Just how friendly are United’s friendly skies? Not very according to a potential consumer fraud consumer fraud class action lawsuit filed against United Airlines Inc. in Texas federal court this week. The lawsuit claims the airline routinely violates its website’s “low fare guarantee” when passengers buy multiple tickets on a flight at the same time.
Filed by plaintiff Scott Coulier, the lawsuit claims that if a customer attempts to purchase several tickets at the same time, but only a few seats are available at a relatively low price, United.com will offer all the tickets at a higher price instead of letting users buy the outstanding cheaper tickets and as many higher priced tickets as necessary.
According to the United Airlines lawsuit, there is no disclosure by United that its ticketing system sells multiple tickets at the same time only if they have the same price. Further, the lawsuit claims the airline deletes the lower priced tickets it skips overs. According to the complaint, the deletion is key, as United’s guarantee will only refund customers if the airline’s employees can find the lower priced fares after the transaction.
“The result of this systematic policy is the lower fare class tickets which actually exist at the time of purchase are not disclosed to the consumer and are systematically bypassed at the point of purchase in favor of higher fare class ticket,” the lawsuit states.
United’s guarantee states that if customers can find lower fares for the same flight, itinerary and cabin after they purchase a ticket through United.com, the airline will refund the difference and hand out a $100 credit if the difference is $10 or more. However, according to the complaint, the terms do not properly define “itinerary” and are impossible to satisfy because United does not allow customers to use screenshots taken before their purchase to prove there were less expensive options.
In the lawsuit, Coulier claims he bought three tickets on United, from Peoria, Illinois, to Orlando Florida, for his family for $182 per seat. However, he believes he could have paid less if he bought the tickets individually. He alleged United’s policies artificially restrict low class fares when bought together.
“Defendant engages in this deceptive and unfair practice as a way to profiteer from unsuspecting consumers, such that plaintiff and the putative class paid more than the lowest available price for the same tickets,” the lawsuit states. “Such conduct is a bait-and-switch sales practice.”
The case is Scott Coulier v. United Airlines Inc., case number 4:15-cv-00190, in the U.S. District Court for the Southern District of Texas.
Wet Seal got slapped… with an employment class action lawsuit this week, alleging violations of the Worker Adjustment and Retraining Notification (WARN) Act by two employees who claim they and got soaked in the recent business closure.
Short version—the Wet Seal lawsuit, filed on behalf of some 3,700 employees, claims that the clothing retailer has violated California and federal labor laws by keeping their employees ignorant of the company’s financial struggles and impending closure. Wet Seal announced last week that it will file for bankruptcy.

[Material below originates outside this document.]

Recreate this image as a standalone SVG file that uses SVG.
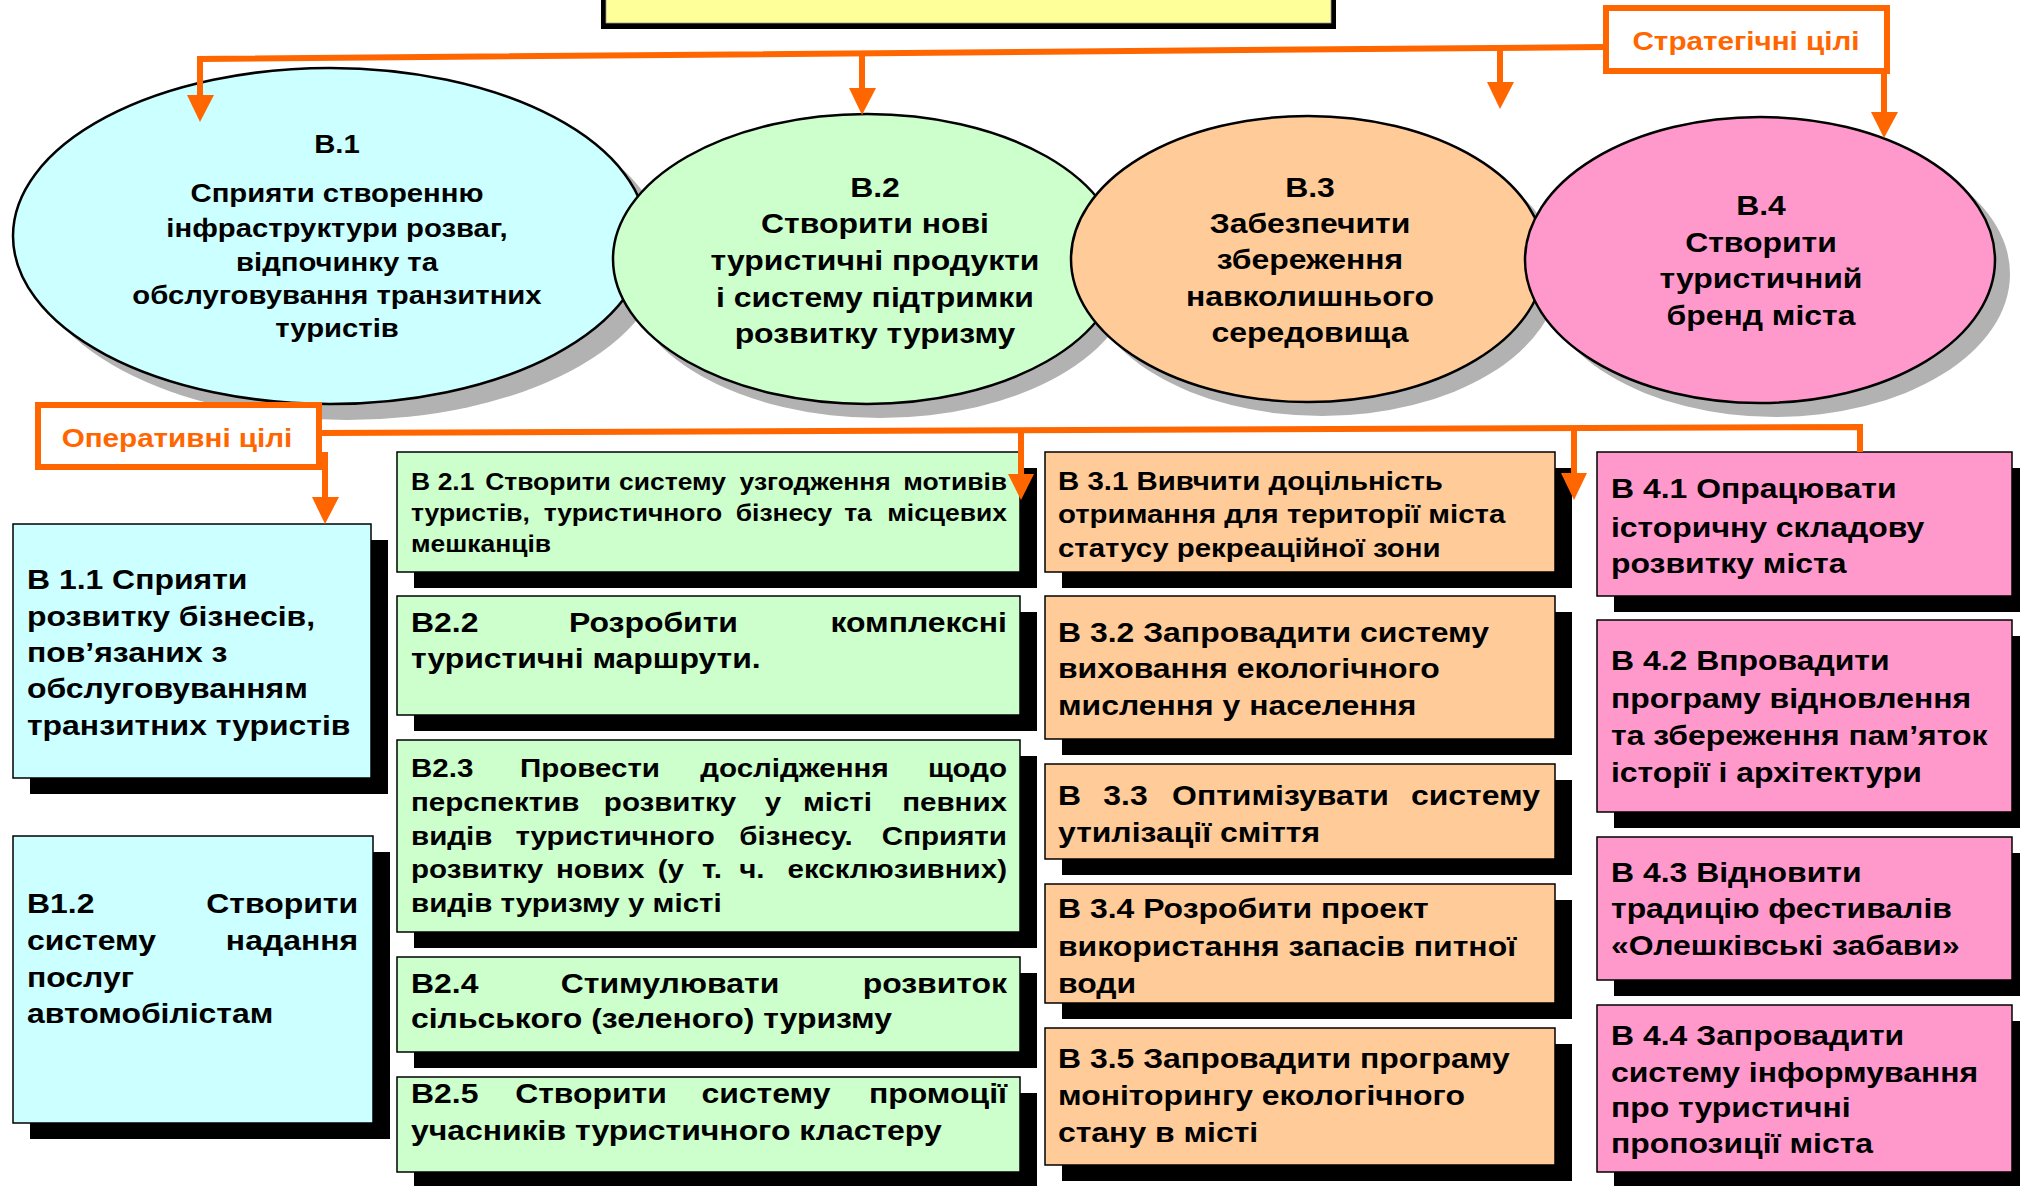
<svg xmlns="http://www.w3.org/2000/svg" width="2020" height="1186" viewBox="0 0 2020 1186">
<defs>
<style>
text{font-family:"Liberation Sans",Arial,sans-serif;font-weight:bold;fill:#000}
.ell{stroke:#000;stroke-width:2.5}
.esh{fill:#B2B2B2}
.box{stroke:#000;stroke-width:1.5}
.sh{fill:#000}
.c1{fill:#CCFFFF}.c2{fill:#CCFFCC}.c3{fill:#FFCC99}.c4{fill:#FF99CC}
.et{font-size:28px;text-anchor:middle}
.e1{font-size:25.7px;text-anchor:middle}
.bt{font-size:28px}
.b21{font-size:23.2px}
.b23{font-size:25.9px}
.b31{font-size:25.8px}
.m{text-anchor:middle}
.r{text-anchor:end}
.lbl{fill:#FF6600;font-size:26px;text-anchor:middle}
.lbox{fill:#fff;stroke:#FF6600;stroke-width:6}
.ln{fill:none;stroke:#FF6600;stroke-width:6}
.ah{fill:#FF6600}
</style>
</defs>
<rect width="2020" height="1186" fill="#fff"/>

<g id="title">
<rect x="601" y="-10" width="735" height="39" fill="#000"/>
<rect x="606" y="-10" width="725" height="33" fill="#FFFF99" stroke="#999" stroke-width="0.8"/>
</g>

<g id="B1">
<ellipse class="esh" cx="347" cy="252" rx="317" ry="168"/>
<ellipse class="ell c1" cx="330" cy="236" rx="317" ry="168"/>
<text class="e1" transform="matrix(1.14 0 0 1 -47.18 0)"><tspan x="337" y="153">В.1</tspan><tspan x="337" y="202">Сприяти створенню</tspan><tspan x="337" y="237">інфраструктури розваг,</tspan><tspan x="337" y="271">відпочинку та</tspan><tspan x="337" y="304">обслуговування транзитних</tspan><tspan x="337" y="337">туристів</tspan></text>
</g>
<g id="B2">
<ellipse class="esh" cx="880" cy="273" rx="254" ry="145"/>
<ellipse class="ell c2" cx="867" cy="259" rx="254" ry="145"/>
<text class="et" transform="matrix(1.14 0 0 1 -122.5 0)"><tspan x="875" y="197">В.2</tspan><tspan x="875" y="233">Створити нові</tspan><tspan x="875" y="270">туристичні продукти</tspan><tspan x="875" y="307">і систему підтримки</tspan><tspan x="875" y="343">розвитку туризму</tspan></text>
</g>
<g id="B3">
<ellipse class="esh" cx="1322" cy="273" rx="237" ry="143"/>
<ellipse class="ell c3" cx="1308" cy="259" rx="237" ry="143"/>
<text class="et" transform="matrix(1.14 0 0 1 -183.4 0)"><tspan x="1310" y="197">В.3</tspan><tspan x="1310" y="233">Забезпечити</tspan><tspan x="1310" y="269">збереження</tspan><tspan x="1310" y="306">навколишнього</tspan><tspan x="1310" y="342">середовища</tspan></text>
</g>
<g id="B4">
<ellipse class="esh" cx="1775" cy="274" rx="235" ry="143"/>
<ellipse class="ell c4" cx="1760" cy="260" rx="235" ry="143"/>
<text class="et" transform="matrix(1.14 0 0 1 -246.54 0)"><tspan x="1761" y="215">В.4</tspan><tspan x="1761" y="252">Створити</tspan><tspan x="1761" y="288">туристичний</tspan><tspan x="1761" y="325">бренд міста</tspan></text>
</g>

<g id="strategic-label">
<rect class="lbox" x="1606" y="8" width="281" height="63"/>
<text class="lbl" x="1746" y="50" transform="matrix(1.14 0 0 1 -244.44 0)">Стратегічні цілі</text>
</g>
<g id="operative-label">
<rect class="lbox" x="38" y="405" width="281" height="62" stroke-width="5"/>
<text class="lbl" x="177" y="447" transform="matrix(1.14 0 0 1 -24.78 0)">Оперативні цілі</text>
</g>

<g id="B1_1">
<rect class="sh" x="30" y="540" width="358" height="254"/>
<rect class="box c1" x="13" y="524" width="358" height="254"/>
<text class="bt" transform="matrix(1.14 0 0 1 -3.78 0)"><tspan x="27" y="589">В 1.1 Сприяти</tspan><tspan x="27" y="626">розвитку бізнесів,</tspan><tspan x="27" y="662">пов’язаних з</tspan><tspan x="27" y="698">обслуговуванням</tspan><tspan x="27" y="735">транзитних туристів</tspan></text>
</g>
<g id="B1_2">
<rect class="sh" x="30" y="852" width="360" height="287"/>
<rect class="box c1" x="13" y="836" width="360" height="287"/>
<text class="bt" transform="matrix(1.14 0 0 1 -3.78 0)"><tspan x="27" y="913">В1.2</tspan><tspan class="r" x="317.4" y="913">Створити</tspan><tspan x="27" y="950">систему</tspan><tspan class="r" x="317.4" y="950">надання</tspan><tspan x="27" y="987">послуг</tspan><tspan x="27" y="1023">автомобілістам</tspan></text>
</g>

<g id="B2_1">
<rect class="sh" x="414" y="468" width="623" height="120"/>
<rect class="box c2" x="397" y="452" width="623" height="120"/>
<text class="b21" transform="matrix(1.14 0 0 1 -57.54 0)"><tspan x="411" y="490">В</tspan><tspan class="m" x="450.5" y="490">2.1</tspan><tspan class="m" x="531.2" y="490">Створити</tspan><tspan class="m" x="640.4" y="490">систему</tspan><tspan class="m" x="765.5" y="490">узгодження</tspan><tspan class="r" x="933.8" y="490">мотивів</tspan><tspan x="411" y="521">туристів,</tspan><tspan class="m" x="605.7" y="521">туристичного</tspan><tspan class="m" x="738.2" y="521">бізнесу</tspan><tspan class="m" x="803.1" y="521">та</tspan><tspan class="r" x="933.8" y="521">місцевих</tspan><tspan x="411" y="552">мешканців</tspan></text>
</g>
<g id="B2_2">
<rect class="sh" x="414" y="612" width="623" height="119"/>
<rect class="box c2" x="397" y="596" width="623" height="119"/>
<text class="bt" transform="matrix(1.14 0 0 1 -57.54 0)"><tspan x="411" y="632">В2.2</tspan><tspan class="m" x="623.7" y="632">Розробити</tspan><tspan class="r" x="933.8" y="632">комплексні</tspan><tspan x="411" y="668">туристичні маршрути.</tspan></text>
</g>
<g id="B2_3">
<rect class="sh" x="414" y="756" width="623" height="192"/>
<rect class="box c2" x="397" y="740" width="623" height="192"/>
<text class="b23" transform="matrix(1.14 0 0 1 -57.54 0)"><tspan x="411" y="777">В2.3</tspan><tspan class="m" x="568" y="777">Провести</tspan><tspan class="m" x="747.4" y="777">дослідження</tspan><tspan class="r" x="933.8" y="777">щодо</tspan><tspan x="411" y="811">перспектив</tspan><tspan class="m" x="638.2" y="811">розвитку</tspan><tspan class="m" x="728.5" y="811">у</tspan><tspan class="m" x="785.1" y="811">місті</tspan><tspan class="r" x="933.8" y="811">певних</tspan><tspan x="411" y="845">видів</tspan><tspan class="m" x="590" y="845">туристичного</tspan><tspan class="m" x="748.7" y="845">бізнесу.</tspan><tspan class="r" x="933.8" y="845">Сприяти</tspan><tspan x="411" y="878">розвитку</tspan><tspan class="m" x="577" y="878">нових</tspan><tspan class="m" x="639" y="878">(у</tspan><tspan class="m" x="675" y="878">т.</tspan><tspan class="m" x="710" y="878">ч.</tspan><tspan class="r" x="933.8" y="878">ексклюзивних)</tspan><tspan x="411" y="912">видів туризму у місті</tspan></text>
</g>
<g id="B2_4">
<rect class="sh" x="414" y="973" width="623" height="95"/>
<rect class="box c2" x="397" y="957" width="623" height="95"/>
<text class="bt" transform="matrix(1.14 0 0 1 -57.54 0)"><tspan x="411" y="993">В2.4</tspan><tspan class="m" x="638.2" y="993">Стимулювати</tspan><tspan class="r" x="933.8" y="993">розвиток</tspan><tspan x="411" y="1028">сільського (зеленого) туризму</tspan></text>
</g>
<g id="B2_5">
<rect class="sh" x="414" y="1093" width="623" height="95"/>
<rect class="box c2" x="397" y="1077" width="623" height="95"/>
<text class="bt" transform="matrix(1.14 0 0 1 -57.54 0)"><tspan x="411" y="1103">В2.5</tspan><tspan class="m" x="568.9" y="1103">Створити</tspan><tspan class="m" x="722.4" y="1103">систему</tspan><tspan class="r" x="933.8" y="1103">промоції</tspan><tspan x="411" y="1140">учасників туристичного кластеру</tspan></text>
</g>

<g id="B3_1">
<rect class="sh" x="1062" y="468" width="510" height="120"/>
<rect class="box c3" x="1045" y="452" width="510" height="120"/>
<text class="b31" transform="matrix(1.14 0 0 1 -148.12 0)"><tspan x="1058" y="490">В 3.1 Вивчити доцільність</tspan><tspan x="1058" y="523">отримання для території міста</tspan><tspan x="1058" y="557">статусу рекреаційної зони</tspan></text>
</g>
<g id="B3_2">
<rect class="sh" x="1062" y="612" width="510" height="143"/>
<rect class="box c3" x="1045" y="596" width="510" height="143"/>
<text class="bt" transform="matrix(1.14 0 0 1 -148.12 0)"><tspan x="1058" y="642">В 3.2 Запровадити систему</tspan><tspan x="1058" y="678">виховання екологічного</tspan><tspan x="1058" y="715">мислення у населення</tspan></text>
</g>
<g id="B3_3">
<rect class="sh" x="1062" y="780" width="510" height="95"/>
<rect class="box c3" x="1045" y="764" width="510" height="95"/>
<text class="bt" transform="matrix(1.14 0 0 1 -148.12 0)"><tspan x="1058" y="805">В</tspan><tspan class="m" x="1117.2" y="805">3.3</tspan><tspan class="m" x="1253.2" y="805">Оптимізувати</tspan><tspan class="r" x="1480.8" y="805">систему</tspan><tspan x="1058" y="842">утилізації сміття</tspan></text>
</g>
<g id="B3_4">
<rect class="sh" x="1062" y="900" width="510" height="119"/>
<rect class="box c3" x="1045" y="884" width="510" height="119"/>
<text class="bt" transform="matrix(1.14 0 0 1 -148.12 0)"><tspan x="1058" y="918">В 3.4 Розробити проект</tspan><tspan x="1058" y="956">використання запасів питної</tspan><tspan x="1058" y="993">води</tspan></text>
</g>
<g id="B3_5">
<rect class="sh" x="1062" y="1044" width="510" height="137"/>
<rect class="box c3" x="1045" y="1028" width="510" height="137"/>
<text class="bt" transform="matrix(1.14 0 0 1 -148.12 0)"><tspan x="1058" y="1068">В 3.5 Запровадити програму</tspan><tspan x="1058" y="1105">моніторингу екологічного</tspan><tspan x="1058" y="1142">стану в місті</tspan></text>
</g>

<g id="B4_1">
<rect class="sh" x="1614" y="468" width="415" height="144"/>
<rect class="box c4" x="1597" y="452" width="415" height="144"/>
<text class="bt" transform="matrix(1.14 0 0 1 -225.54 0)"><tspan x="1611" y="498">В 4.1 Опрацювати</tspan><tspan x="1611" y="537">історичну складову</tspan><tspan x="1611" y="573">розвитку міста</tspan></text>
</g>
<g id="B4_2">
<rect class="sh" x="1614" y="636" width="415" height="192"/>
<rect class="box c4" x="1597" y="620" width="415" height="192"/>
<text class="bt" transform="matrix(1.14 0 0 1 -225.54 0)"><tspan x="1611" y="670">В 4.2 Впровадити</tspan><tspan x="1611" y="708">програму відновлення</tspan><tspan x="1611" y="745">та збереження пам’яток</tspan><tspan x="1611" y="782">історії і архітектури</tspan></text>
</g>
<g id="B4_3">
<rect class="sh" x="1614" y="853" width="415" height="143"/>
<rect class="box c4" x="1597" y="837" width="415" height="143"/>
<text class="bt" transform="matrix(1.14 0 0 1 -225.54 0)"><tspan x="1611" y="882">В 4.3 Відновити</tspan><tspan x="1611" y="918">традицію фестивалів</tspan><tspan x="1611" y="955">«Олешківські забави»</tspan></text>
</g>
<g id="B4_4">
<rect class="sh" x="1614" y="1021" width="415" height="167"/>
<rect class="box c4" x="1597" y="1005" width="415" height="167"/>
<text class="bt" transform="matrix(1.14 0 0 1 -225.54 0)"><tspan x="1611" y="1045">В 4.4 Запровадити</tspan><tspan x="1611" y="1082">систему інформування</tspan><tspan x="1611" y="1117">про туристичні</tspan><tspan x="1611" y="1153">пропозиції міста</tspan></text>
</g>

<g id="connectors">
<polyline class="ln" points="1603,47 200,59 200,97"/>
<line class="ln" x1="862" y1="53" x2="862" y2="90"/>
<line class="ln" x1="1500" y1="48" x2="1500" y2="84"/>
<line class="ln" x1="1884" y1="74" x2="1884" y2="114"/>
<polygon class="ah" points="187,95 214,95 200,122"/>
<polygon class="ah" points="849,88 876,88 862,115"/>
<polygon class="ah" points="1487,82 1514,82 1500,109"/>
<polygon class="ah" points="1871,112 1898,112 1884,138"/>
<polyline class="ln" points="322,433 1860,427 1860,452" stroke-width="5"/>
<line class="ln" x1="325" y1="452" x2="325" y2="499" stroke-width="5"/>
<line class="ln" x1="1021" y1="431" x2="1021" y2="476" stroke-width="5"/>
<line class="ln" x1="1574" y1="429" x2="1574" y2="474" stroke-width="5"/>
<polygon class="ah" points="312,497 339,497 325,524"/>
<polygon class="ah" points="1008,474 1034,474 1021,500"/>
<polygon class="ah" points="1561,473 1587,473 1574,500"/>
</g>
</svg>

The named plaintiffs, Katelin Pruitt, an employee in a store in North Carolina, and Lalaine Ortega, who worked in Georgia, allege the company failed to tell them about its precarious financial situation.
“Despite strong evidence that Wet Seal was in steep decline, it continued to keep its employees uninformed right up until they abruptly fired 3,695 of their employees,” the lawsuit states. The lawsuit seeks to represent a class of former Wet Seal employees who lost their jobs as a result of the layoffs the company announced January 7, 2015. According to the complaint, the class is seeking 60 days pay and benefits for class members.
FYI—the case is Katelin Pruitt et al. v. The Wet Seal Inc., case number 2:15-cv-00312, in the U.S. District Court for the Central District of California.
eBay reached a $6.4 million settlement agreement this week, potentially ending an unfair business practices class action brought against online retailer on behalf of approximately 1.2 million eBay account holders, although the number of actual users represented by those accounts was unclear as one person could have multiple accounts. They alleged they were charged hidden and recurring listing fees to sell their goods through the online auction site.
Under the terms of the proposed agreement, eBay would pay class members $4.5 million with the remainder going on legal and administration fees. The payments to class members would be made as an automatic credit to their accounts.
The lawsuit was filed by plaintiff Richard Noll in September 2011, alleging eBay suggested that the Good ‘Til Canceled listings, which automatically renew every 30 days until the seller cancels the listing or the item is sold, came “at no extra cost” when fees were actually charged on a monthly basis.
A second suit was filed by Rhythm Motor Sports LLC nearly a year later, and the cases were eventually consolidated. The allegations included breach of contract, unfair competition, false advertising, violation of the Consumer Legal Remedies Act, unjust enrichment and fraud.
Hokee Dokee—That’s a wrap folks…Time to adjourn for the week. See you at the Bar!